Carmen Herrera, the Cuban-born painter who found success late in her career, has passed away at the age of 106. A pioneer and longtime explorer of hard-edged graphical abstraction and minimalist compositions, Herrera was a quiet but consistent voice in the development of 20th Century art, and a formative voice in the language of the postwar avant-garde. 

Born in Havana on May 31st, 1915, Herrera grew up in a cultured home, part of her parents work as newspaper reporters in the Cuban capital. She would travel to Paris to study, and then moved to New York, where she took classes at the Art Students League and began to explore her unique geometrical style. The work was years ahead of its time, situated amid the predominant obsession of the time with abstract expressionism, yet Herrera would continue in her pursuit of these clean, delicately balanced compositions.

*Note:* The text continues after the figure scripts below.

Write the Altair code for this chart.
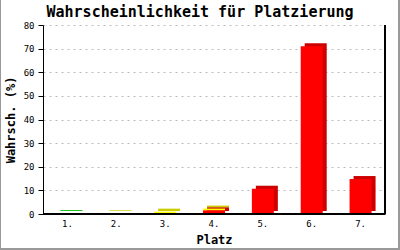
import altair as alt
import pandas as pd

places = ["1.", "2.", "3.", "4.", "5.", "6.", "7."]
red_vals = [0, 0, 0, 1.6, 10.7, 71.0, 14.8]
yellow_vals = [0, 0.3, 1.0, 0.7, 0, 0, 0]
green_vals = [0.4, 0, 0, 0, 0, 0, 0]

series_names = ["rot", "gelb", "grün"]
front_colors = ["#ff0000", "#ffff00", "#22dd22"]
dark_colors = ["#cc0000", "#cccc00", "#11bb11"]
title_text = "Wahrscheinlichkeit für Platzierung"

rows = []
for i, p in enumerate(places):
    for k, (name, vals) in enumerate(zip(series_names, [red_vals, yellow_vals, green_vals])):
        if vals[i] > 0:
            rows.append({"Platz": p, "Serie": name, "Wert": vals[i], "ord": k})
df = pd.DataFrame(rows)

FONT = "DejaVu Sans Mono"
W, H = 342, 189

x_enc = alt.X("Platz:N", sort=places,
              scale=alt.Scale(domain=places, paddingInner=0.0, paddingOuter=0.0),
              axis=alt.Axis(title="Platz", labelAngle=0, ticks=False, domainColor="black",
                            labelFont=FONT, labelFontSize=9, labelColor="black", labelPadding=5,
                            titleFont=FONT, titleFontSize=12, titleFontWeight="bold",
                            titleColor="black", titlePadding=6, grid=False))
y_enc = alt.Y("Wert:Q", stack="zero",
              scale=alt.Scale(domain=[0, 80], nice=False),
              axis=alt.Axis(title="Wahrsch. (%)", values=list(range(0, 81, 10)),
                            labelOverlap=False,
                            domainColor="black", tickColor="black", tickSize=5,
                            labelFont=FONT, labelFontSize=9, labelColor="black", labelPadding=4,
                            titleFont=FONT, titleFontSize=12, titleFontWeight="bold",
                            titleColor="black", titlePadding=6,
                            grid=True, gridColor="#bbbbbb", gridDash=[2, 4], gridWidth=1))

shadow = alt.Chart(df).mark_bar(size=22, xOffset=4, yOffset=-3).encode(
    x=x_enc, y=y_enc,
    color=alt.Color("Serie:N", scale=alt.Scale(domain=series_names, range=dark_colors), legend=None),
    order=alt.Order("ord:Q"),
)
front = alt.Chart(df).mark_bar(size=22).encode(
    x=x_enc, y=y_enc,
    fill=alt.Fill("Serie:N", scale=alt.Scale(domain=series_names, range=front_colors), legend=None),
    order=alt.Order("ord:Q"),
)

right_line = alt.Chart(df).mark_rule(color="black", strokeWidth=1.5).encode(
    x=alt.value(W), y=alt.value(0), y2=alt.value(H))
base_line = alt.Chart(df).mark_rule(color="black", strokeWidth=1.5).encode(
    x=alt.value(0), x2=alt.value(W), y=alt.value(H))

title_mark = alt.Chart(pd.DataFrame({"t": [title_text]})).mark_text(
    font=FONT, fontSize=15, fontWeight="bold", color="black", align="center", baseline="middle"
).encode(text="t:N", x=alt.value(157), y=alt.value(-13))

border_l = alt.Chart(df).mark_rule(color="#999999", strokeWidth=1).encode(
    x=alt.value(-42.5), y=alt.value(-25), y2=alt.value(225))
border_r = alt.Chart(df).mark_rule(color="#999999", strokeWidth=2).encode(
    x=alt.value(356), y=alt.value(-25), y2=alt.value(225))
border_b = alt.Chart(df).mark_rule(color="#999999", strokeWidth=2).encode(
    x=alt.value(-43), x2=alt.value(357), y=alt.value(224))

chart = alt.layer(shadow, front, base_line, right_line, title_mark, border_l, border_r, border_b).properties(
    width=W, height=H,
    autosize=alt.AutoSizeParams(type="none"),
    padding={"left": 43, "top": 25, "right": 15, "bottom": 36},
    background="white",
).configure_view(stroke=None)

chart.save("out.html", embed_options={"renderer": "svg", "actions": False})
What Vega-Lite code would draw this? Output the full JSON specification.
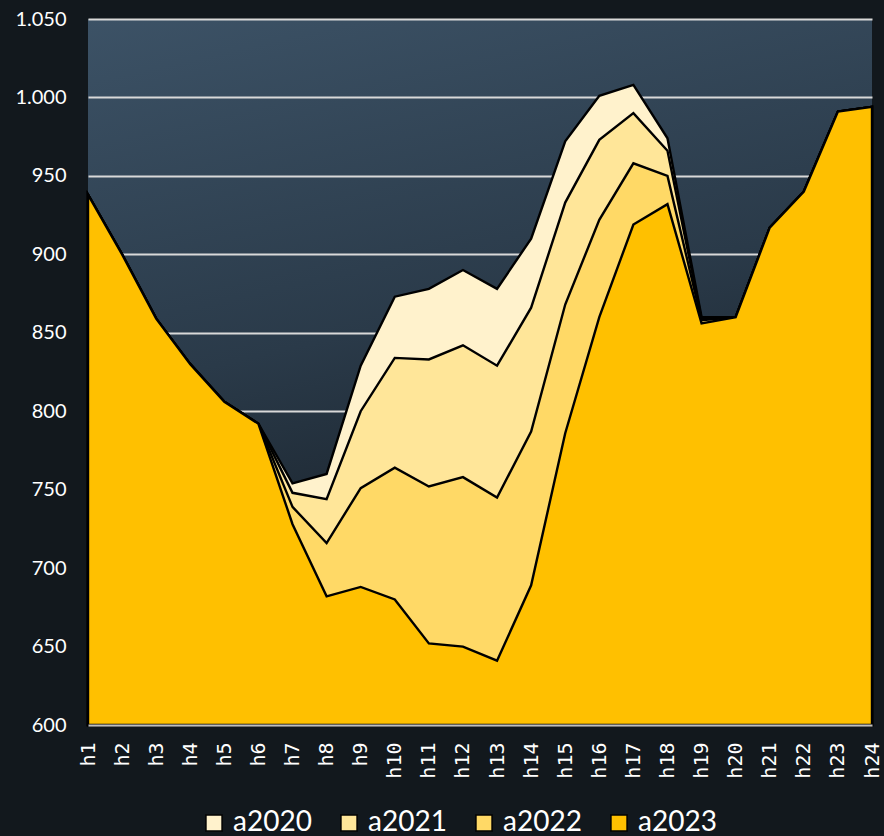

Carmen Herrera, Green and Orange (1958), via Art Observed
Carmen Herrera, Green and Orange (1958), via Art Observed

Carmen Herrera, Painting in Process (Installation View)
Carmen Herrera, Painting in Process (Installation View), via Art Observed

It was only late in life, after years of painting, that Herrera would begin receiving her due, with an exhibition at The Whitney serving as a springboard to a renewed interest and fascination with the artist’s pioneering vision. “It’s about time,” said at the time. “There’s a saying that you wait for the bus and it will come. I waited almost a hundred years.”

She is survived by a niece and a nephew.

Read more:
Carmen Herrera, Cuban-Born Artist Who Won Fame at 89, Dies at 106 [NYT]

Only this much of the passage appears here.